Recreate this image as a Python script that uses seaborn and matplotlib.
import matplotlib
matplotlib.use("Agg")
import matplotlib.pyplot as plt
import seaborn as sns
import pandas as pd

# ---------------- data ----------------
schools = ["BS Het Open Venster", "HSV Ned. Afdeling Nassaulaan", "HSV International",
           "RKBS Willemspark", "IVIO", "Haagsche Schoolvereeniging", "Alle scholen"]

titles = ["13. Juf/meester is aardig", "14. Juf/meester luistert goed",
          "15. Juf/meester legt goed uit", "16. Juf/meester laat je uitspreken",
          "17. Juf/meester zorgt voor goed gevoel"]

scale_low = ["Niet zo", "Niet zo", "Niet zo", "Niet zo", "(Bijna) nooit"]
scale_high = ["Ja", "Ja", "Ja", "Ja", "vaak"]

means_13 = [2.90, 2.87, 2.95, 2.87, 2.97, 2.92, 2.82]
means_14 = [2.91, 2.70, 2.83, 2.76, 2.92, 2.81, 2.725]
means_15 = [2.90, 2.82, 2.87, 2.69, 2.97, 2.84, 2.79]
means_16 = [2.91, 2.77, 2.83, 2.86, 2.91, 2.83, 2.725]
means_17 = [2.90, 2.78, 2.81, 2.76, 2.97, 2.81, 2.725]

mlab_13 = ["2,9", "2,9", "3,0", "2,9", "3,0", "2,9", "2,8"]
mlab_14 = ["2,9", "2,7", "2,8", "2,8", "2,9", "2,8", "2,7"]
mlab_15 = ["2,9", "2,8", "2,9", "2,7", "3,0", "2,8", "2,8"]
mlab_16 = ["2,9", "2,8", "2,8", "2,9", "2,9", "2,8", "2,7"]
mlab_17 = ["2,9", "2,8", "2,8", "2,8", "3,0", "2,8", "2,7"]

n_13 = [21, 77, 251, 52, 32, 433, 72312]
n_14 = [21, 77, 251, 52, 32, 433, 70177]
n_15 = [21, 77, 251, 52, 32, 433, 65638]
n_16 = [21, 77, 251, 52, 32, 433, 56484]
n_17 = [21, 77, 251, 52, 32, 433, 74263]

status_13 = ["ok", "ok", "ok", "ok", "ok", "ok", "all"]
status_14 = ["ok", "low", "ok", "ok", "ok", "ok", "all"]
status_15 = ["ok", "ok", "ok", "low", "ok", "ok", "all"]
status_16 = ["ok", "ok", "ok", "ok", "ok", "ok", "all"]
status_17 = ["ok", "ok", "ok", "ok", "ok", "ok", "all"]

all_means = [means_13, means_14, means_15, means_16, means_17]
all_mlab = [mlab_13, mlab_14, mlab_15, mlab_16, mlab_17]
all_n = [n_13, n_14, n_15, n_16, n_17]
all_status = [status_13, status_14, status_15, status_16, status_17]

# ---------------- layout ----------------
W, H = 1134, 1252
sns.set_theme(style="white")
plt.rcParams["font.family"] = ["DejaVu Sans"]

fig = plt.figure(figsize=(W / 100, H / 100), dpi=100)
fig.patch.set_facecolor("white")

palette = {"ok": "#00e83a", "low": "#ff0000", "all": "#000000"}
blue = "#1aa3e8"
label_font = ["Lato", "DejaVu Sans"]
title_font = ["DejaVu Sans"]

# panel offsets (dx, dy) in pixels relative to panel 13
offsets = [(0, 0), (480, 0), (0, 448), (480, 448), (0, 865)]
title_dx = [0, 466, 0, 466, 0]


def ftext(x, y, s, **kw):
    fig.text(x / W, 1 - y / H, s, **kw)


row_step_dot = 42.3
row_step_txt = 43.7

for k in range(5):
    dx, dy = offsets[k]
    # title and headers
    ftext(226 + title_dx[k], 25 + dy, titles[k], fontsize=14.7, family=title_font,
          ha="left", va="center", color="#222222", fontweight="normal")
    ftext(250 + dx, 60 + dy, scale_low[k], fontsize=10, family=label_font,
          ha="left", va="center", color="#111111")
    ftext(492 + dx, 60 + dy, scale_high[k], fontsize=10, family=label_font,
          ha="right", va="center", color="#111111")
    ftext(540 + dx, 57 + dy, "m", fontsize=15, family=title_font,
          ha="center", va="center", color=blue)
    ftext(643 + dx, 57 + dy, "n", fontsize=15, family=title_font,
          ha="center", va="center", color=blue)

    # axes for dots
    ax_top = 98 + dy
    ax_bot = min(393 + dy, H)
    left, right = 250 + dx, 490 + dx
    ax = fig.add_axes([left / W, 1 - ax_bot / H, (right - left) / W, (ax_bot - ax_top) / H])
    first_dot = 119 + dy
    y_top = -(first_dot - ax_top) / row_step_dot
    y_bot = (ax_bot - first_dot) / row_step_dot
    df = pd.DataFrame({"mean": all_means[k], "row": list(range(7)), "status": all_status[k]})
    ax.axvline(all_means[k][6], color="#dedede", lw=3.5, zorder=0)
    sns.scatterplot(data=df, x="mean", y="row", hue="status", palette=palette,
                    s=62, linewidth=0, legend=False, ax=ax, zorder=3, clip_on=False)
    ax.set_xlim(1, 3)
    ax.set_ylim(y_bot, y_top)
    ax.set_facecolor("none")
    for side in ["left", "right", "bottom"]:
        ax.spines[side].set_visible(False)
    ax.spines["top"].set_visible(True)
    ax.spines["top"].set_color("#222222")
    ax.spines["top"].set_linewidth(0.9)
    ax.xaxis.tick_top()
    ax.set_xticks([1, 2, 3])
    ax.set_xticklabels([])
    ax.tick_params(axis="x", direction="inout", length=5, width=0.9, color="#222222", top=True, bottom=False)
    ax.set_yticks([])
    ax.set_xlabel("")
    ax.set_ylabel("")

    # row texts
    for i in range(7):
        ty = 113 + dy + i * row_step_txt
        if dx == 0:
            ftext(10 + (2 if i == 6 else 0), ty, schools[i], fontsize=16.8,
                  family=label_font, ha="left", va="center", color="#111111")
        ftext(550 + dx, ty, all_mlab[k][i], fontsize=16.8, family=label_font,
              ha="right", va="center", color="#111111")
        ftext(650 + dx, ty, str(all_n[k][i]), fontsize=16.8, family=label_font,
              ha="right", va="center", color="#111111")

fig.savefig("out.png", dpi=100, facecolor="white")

§ Written exercise
Go through the listing and copy all of it exactly.

§ Solution
Recreate this image as a Python script that uses seaborn and matplotlib.
import matplotlib
matplotlib.use("Agg")
import matplotlib.pyplot as plt
import seaborn as sns
import pandas as pd

# ---------------- data ----------------
schools = ["BS Het Open Venster", "HSV Ned. Afdeling Nassaulaan", "HSV International",
           "RKBS Willemspark", "IVIO", "Haagsche Schoolvereeniging", "Alle scholen"]

titles = ["13. Juf/meester is aardig", "14. Juf/meester luistert goed",
          "15. Juf/meester legt goed uit", "16. Juf/meester laat je uitspreken",
          "17. Juf/meester zorgt voor goed gevoel"]

scale_low = ["Niet zo", "Niet zo", "Niet zo", "Niet zo", "(Bijna) nooit"]
scale_high = ["Ja", "Ja", "Ja", "Ja", "vaak"]

means_13 = [2.90, 2.87, 2.95, 2.87, 2.97, 2.92, 2.82]
means_14 = [2.91, 2.70, 2.83, 2.76, 2.92, 2.81, 2.725]
means_15 = [2.90, 2.82, 2.87, 2.69, 2.97, 2.84, 2.79]
means_16 = [2.91, 2.77, 2.83, 2.86, 2.91, 2.83, 2.725]
means_17 = [2.90, 2.78, 2.81, 2.76, 2.97, 2.81, 2.725]

mlab_13 = ["2,9", "2,9", "3,0", "2,9", "3,0", "2,9", "2,8"]
mlab_14 = ["2,9", "2,7", "2,8", "2,8", "2,9", "2,8", "2,7"]
mlab_15 = ["2,9", "2,8", "2,9", "2,7", "3,0", "2,8", "2,8"]
mlab_16 = ["2,9", "2,8", "2,8", "2,9", "2,9", "2,8", "2,7"]
mlab_17 = ["2,9", "2,8", "2,8", "2,8", "3,0", "2,8", "2,7"]

n_13 = [21, 77, 251, 52, 32, 433, 72312]
n_14 = [21, 77, 251, 52, 32, 433, 70177]
n_15 = [21, 77, 251, 52, 32, 433, 65638]
n_16 = [21, 77, 251, 52, 32, 433, 56484]
n_17 = [21, 77, 251, 52, 32, 433, 74263]

status_13 = ["ok", "ok", "ok", "ok", "ok", "ok", "all"]
status_14 = ["ok", "low", "ok", "ok", "ok", "ok", "all"]
status_15 = ["ok", "ok", "ok", "low", "ok", "ok", "all"]
status_16 = ["ok", "ok", "ok", "ok", "ok", "ok", "all"]
status_17 = ["ok", "ok", "ok", "ok", "ok", "ok", "all"]

all_means = [means_13, means_14, means_15, means_16, means_17]
all_mlab = [mlab_13, mlab_14, mlab_15, mlab_16, mlab_17]
all_n = [n_13, n_14, n_15, n_16, n_17]
all_status = [status_13, status_14, status_15, status_16, status_17]

# ---------------- layout ----------------
W, H = 1134, 1252
sns.set_theme(style="white")
plt.rcParams["font.family"] = ["DejaVu Sans"]

fig = plt.figure(figsize=(W / 100, H / 100), dpi=100)
fig.patch.set_facecolor("white")

palette = {"ok": "#00e83a", "low": "#ff0000", "all": "#000000"}
blue = "#1aa3e8"
label_font = ["Lato", "DejaVu Sans"]
title_font = ["DejaVu Sans"]

# panel offsets (dx, dy) in pixels relative to panel 13
offsets = [(0, 0), (480, 0), (0, 448), (480, 448), (0, 865)]
title_dx = [0, 466, 0, 466, 0]


def ftext(x, y, s, **kw):
    fig.text(x / W, 1 - y / H, s, **kw)


row_step_dot = 42.3
row_step_txt = 43.7

for k in range(5):
    dx, dy = offsets[k]
    # title and headers
    ftext(226 + title_dx[k], 25 + dy, titles[k], fontsize=14.7, family=title_font,
          ha="left", va="center", color="#222222", fontweight="normal")
    ftext(250 + dx, 60 + dy, scale_low[k], fontsize=10, family=label_font,
          ha="left", va="center", color="#111111")
    ftext(492 + dx, 60 + dy, scale_high[k], fontsize=10, family=label_font,
          ha="right", va="center", color="#111111")
    ftext(540 + dx, 57 + dy, "m", fontsize=15, family=title_font,
          ha="center", va="center", color=blue)
    ftext(643 + dx, 57 + dy, "n", fontsize=15, family=title_font,
          ha="center", va="center", color=blue)

    # axes for dots
    ax_top = 98 + dy
    ax_bot = min(393 + dy, H)
    left, right = 250 + dx, 490 + dx
    ax = fig.add_axes([left / W, 1 - ax_bot / H, (right - left) / W, (ax_bot - ax_top) / H])
    first_dot = 119 + dy
    y_top = -(first_dot - ax_top) / row_step_dot
    y_bot = (ax_bot - first_dot) / row_step_dot
    df = pd.DataFrame({"mean": all_means[k], "row": list(range(7)), "status": all_status[k]})
    ax.axvline(all_means[k][6], color="#dedede", lw=3.5, zorder=0)
    sns.scatterplot(data=df, x="mean", y="row", hue="status", palette=palette,
                    s=62, linewidth=0, legend=False, ax=ax, zorder=3, clip_on=False)
    ax.set_xlim(1, 3)
    ax.set_ylim(y_bot, y_top)
    ax.set_facecolor("none")
    for side in ["left", "right", "bottom"]:
        ax.spines[side].set_visible(False)
    ax.spines["top"].set_visible(True)
    ax.spines["top"].set_color("#222222")
    ax.spines["top"].set_linewidth(0.9)
    ax.xaxis.tick_top()
    ax.set_xticks([1, 2, 3])
    ax.set_xticklabels([])
    ax.tick_params(axis="x", direction="inout", length=5, width=0.9, color="#222222", top=True, bottom=False)
    ax.set_yticks([])
    ax.set_xlabel("")
    ax.set_ylabel("")

    # row texts
    for i in range(7):
        ty = 113 + dy + i * row_step_txt
        if dx == 0:
            ftext(10 + (2 if i == 6 else 0), ty, schools[i], fontsize=16.8,
                  family=label_font, ha="left", va="center", color="#111111")
        ftext(550 + dx, ty, all_mlab[k][i], fontsize=16.8, family=label_font,
              ha="right", va="center", color="#111111")
        ftext(650 + dx, ty, str(all_n[k][i]), fontsize=16.8, family=label_font,
              ha="right", va="center", color="#111111")

fig.savefig("out.png", dpi=100, facecolor="white")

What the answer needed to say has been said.